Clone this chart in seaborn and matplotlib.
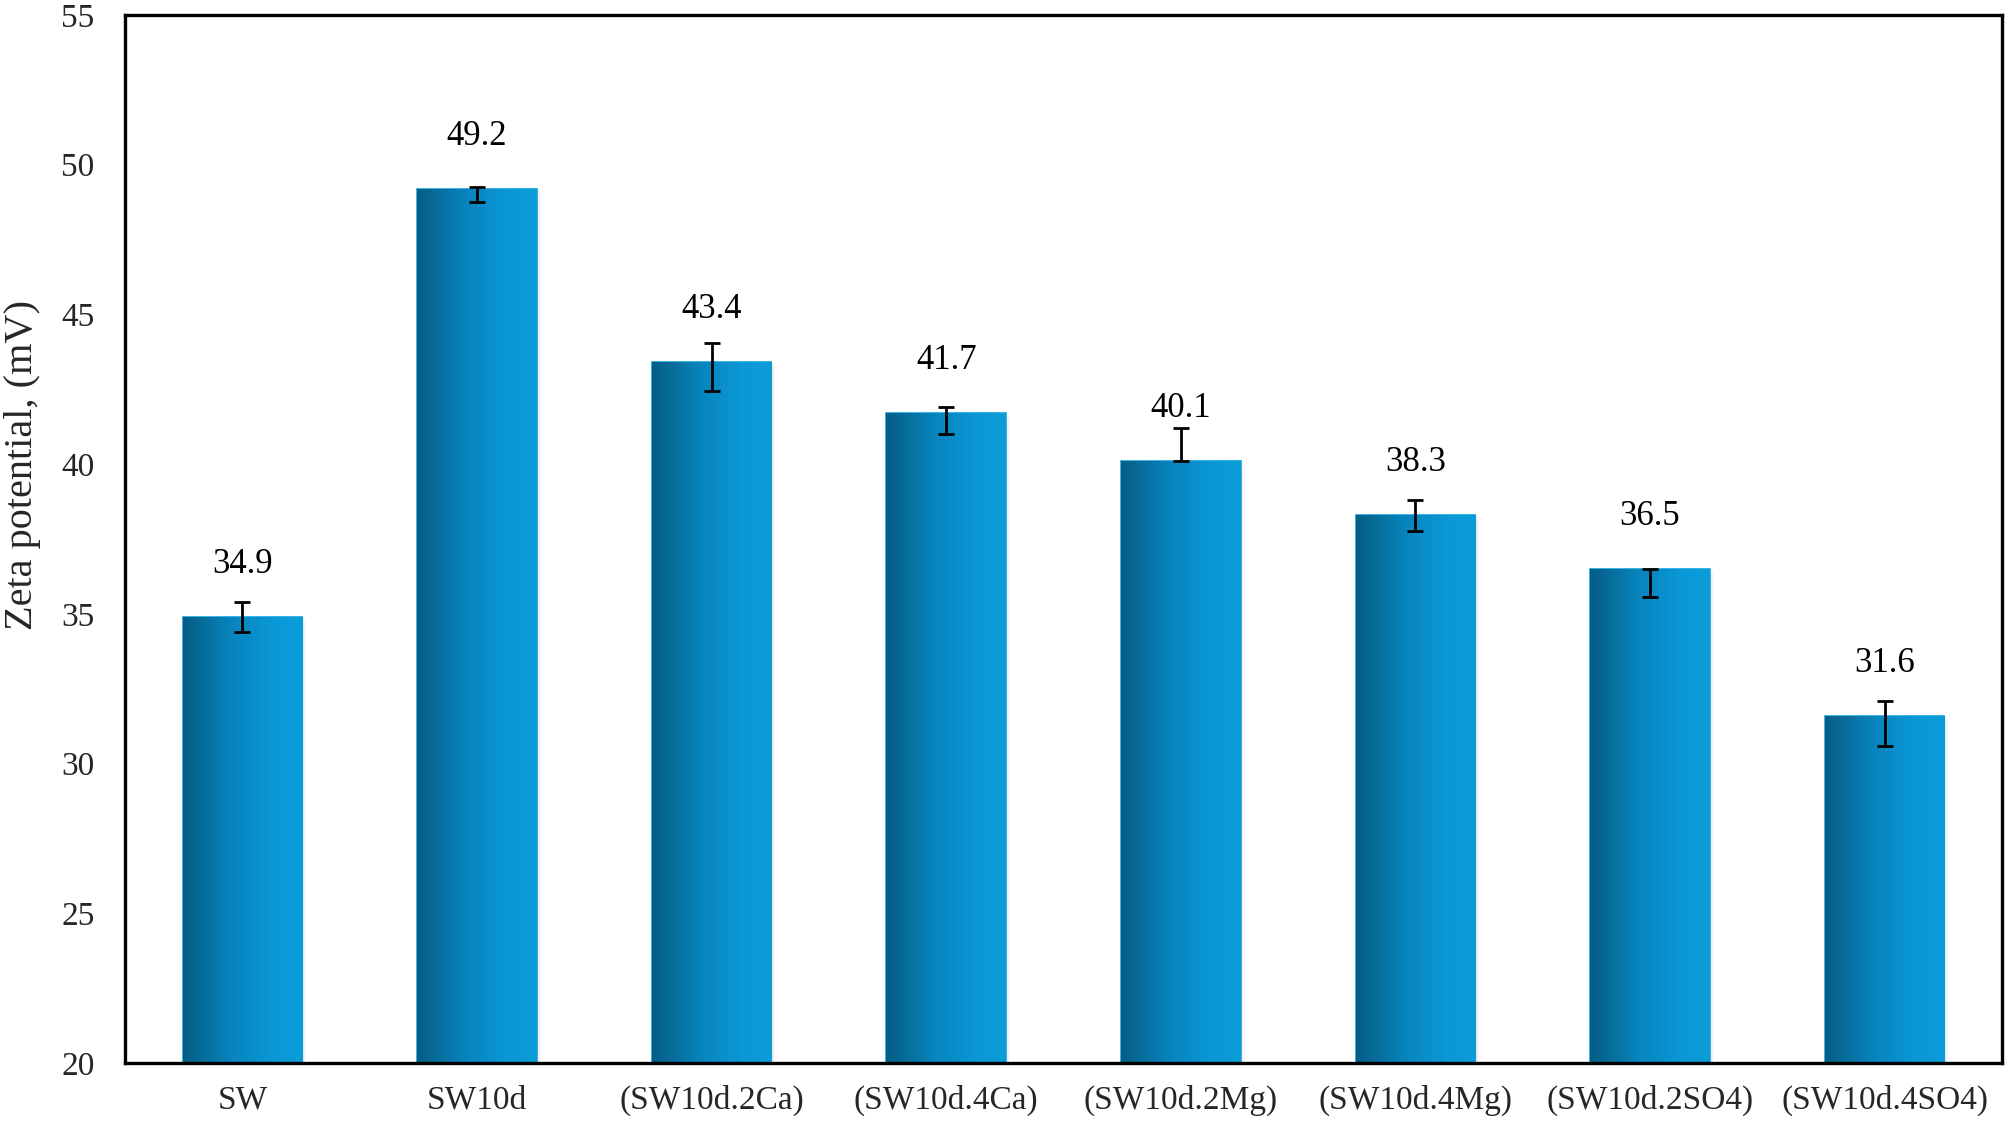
import numpy as np
import pandas as pd
import matplotlib
matplotlib.use("Agg")
import matplotlib.pyplot as plt
from matplotlib.colors import LinearSegmentedColormap
from matplotlib.patches import Rectangle
import seaborn as sns

# data
samples = ['SW', 'SW10d', '(SW10d.2Ca)', '(SW10d.4Ca)', '(SW10d.2Mg)',
           '(SW10d.4Mg)', '(SW10d.2SO4)', '(SW10d.4SO4)']
zeta = [34.9, 49.2, 43.4, 41.7, 40.1, 38.3, 36.5, 31.6]
err_low = [0.5, 0.45, 0.95, 0.7, 0.0, 0.55, 0.95, 1.0]
err_high = [0.5, 0.05, 0.65, 0.2, 1.1, 0.5, 0.0, 0.5]

df = pd.DataFrame({'sample': samples, 'zeta': zeta})

sns.set_style('white')
plt.rcParams['font.family'] = ['Liberation Serif', 'DejaVu Serif']

fig = plt.figure(figsize=(20.08, 11.24), dpi=100)
ax = fig.add_axes([0.0623, 0.0543, 0.9347, 0.9324])

sns.barplot(data=df, x='sample', y='zeta', color='#0a9ad8', width=0.51,
            ax=ax, zorder=2, edgecolor='#12a6e2', linewidth=1.2)

ax.set_ylim(20, 55)
xlim = ax.get_xlim()

# gradient fill + soft shadow on each bar
cmap = LinearSegmentedColormap.from_list(
    'bar', [(0, '#055d84'), (0.4, '#0884bc'), (0.75, '#0a98d6'), (1, '#0b9dda')])
grad = np.linspace(0, 1, 256).reshape(1, -1)
for p in ax.patches:
    x0, w, h = p.get_x(), p.get_width(), p.get_height()
    for k, a in enumerate([0.10, 0.07, 0.04]):
        sh = Rectangle((x0 + 0.006 * (k + 1), 20), w, h - 20 - 0.08 * k,
                       facecolor='#808080', alpha=a, edgecolor='none', zorder=1)
        ax.add_patch(sh)
    im = ax.imshow(grad, extent=[x0, x0 + w, 20, h], aspect='auto',
                   cmap=cmap, zorder=2.5, interpolation='bicubic')
    im.set_clip_path(p)

ax.set_xlim(xlim)
ax.set_ylim(20, 55)

pos = np.arange(len(samples))
ax.errorbar(pos, zeta, yerr=[err_low, err_high], fmt='none', ecolor='black',
            elinewidth=2.0, capsize=6, capthick=2.0, zorder=4)

for i, v in enumerate(zeta):
    ax.text(pos[i], v + 1.75, f'{v:.1f}', ha='center', va='center',
            fontsize=25, color='black', zorder=5)

ax.set_yticks(range(20, 56, 5))
ax.set_xlabel('')
ax.set_ylabel('Zeta potential, (mV)', fontsize=29)
ax.yaxis.set_label_coords(-0.045, 0.571)
ax.tick_params(axis='y', length=0, pad=22, labelsize=24)
ax.tick_params(axis='x', length=0, pad=16, labelsize=24)
for s in ax.spines.values():
    s.set_visible(True)
    s.set_color('black')
    s.set_linewidth(2.4)

fig.savefig('out.png', dpi=100, facecolor='white')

Written request: Transcribe the listing above verbatim. Omit the pictures.

The answer:
Clone this chart in seaborn and matplotlib.
import numpy as np
import pandas as pd
import matplotlib
matplotlib.use("Agg")
import matplotlib.pyplot as plt
from matplotlib.colors import LinearSegmentedColormap
from matplotlib.patches import Rectangle
import seaborn as sns

# data
samples = ['SW', 'SW10d', '(SW10d.2Ca)', '(SW10d.4Ca)', '(SW10d.2Mg)',
           '(SW10d.4Mg)', '(SW10d.2SO4)', '(SW10d.4SO4)']
zeta = [34.9, 49.2, 43.4, 41.7, 40.1, 38.3, 36.5, 31.6]
err_low = [0.5, 0.45, 0.95, 0.7, 0.0, 0.55, 0.95, 1.0]
err_high = [0.5, 0.05, 0.65, 0.2, 1.1, 0.5, 0.0, 0.5]

df = pd.DataFrame({'sample': samples, 'zeta': zeta})

sns.set_style('white')
plt.rcParams['font.family'] = ['Liberation Serif', 'DejaVu Serif']

fig = plt.figure(figsize=(20.08, 11.24), dpi=100)
ax = fig.add_axes([0.0623, 0.0543, 0.9347, 0.9324])

sns.barplot(data=df, x='sample', y='zeta', color='#0a9ad8', width=0.51,
            ax=ax, zorder=2, edgecolor='#12a6e2', linewidth=1.2)

ax.set_ylim(20, 55)
xlim = ax.get_xlim()

# gradient fill + soft shadow on each bar
cmap = LinearSegmentedColormap.from_list(
    'bar', [(0, '#055d84'), (0.4, '#0884bc'), (0.75, '#0a98d6'), (1, '#0b9dda')])
grad = np.linspace(0, 1, 256).reshape(1, -1)
for p in ax.patches:
    x0, w, h = p.get_x(), p.get_width(), p.get_height()
    for k, a in enumerate([0.10, 0.07, 0.04]):
        sh = Rectangle((x0 + 0.006 * (k + 1), 20), w, h - 20 - 0.08 * k,
                       facecolor='#808080', alpha=a, edgecolor='none', zorder=1)
        ax.add_patch(sh)
    im = ax.imshow(grad, extent=[x0, x0 + w, 20, h], aspect='auto',
                   cmap=cmap, zorder=2.5, interpolation='bicubic')
    im.set_clip_path(p)

ax.set_xlim(xlim)
ax.set_ylim(20, 55)

pos = np.arange(len(samples))
ax.errorbar(pos, zeta, yerr=[err_low, err_high], fmt='none', ecolor='black',
            elinewidth=2.0, capsize=6, capthick=2.0, zorder=4)

for i, v in enumerate(zeta):
    ax.text(pos[i], v + 1.75, f'{v:.1f}', ha='center', va='center',
            fontsize=25, color='black', zorder=5)

ax.set_yticks(range(20, 56, 5))
ax.set_xlabel('')
ax.set_ylabel('Zeta potential, (mV)', fontsize=29)
ax.yaxis.set_label_coords(-0.045, 0.571)
ax.tick_params(axis='y', length=0, pad=22, labelsize=24)
ax.tick_params(axis='x', length=0, pad=16, labelsize=24)
for s in ax.spines.values():
    s.set_visible(True)
    s.set_color('black')
    s.set_linewidth(2.4)

fig.savefig('out.png', dpi=100, facecolor='white')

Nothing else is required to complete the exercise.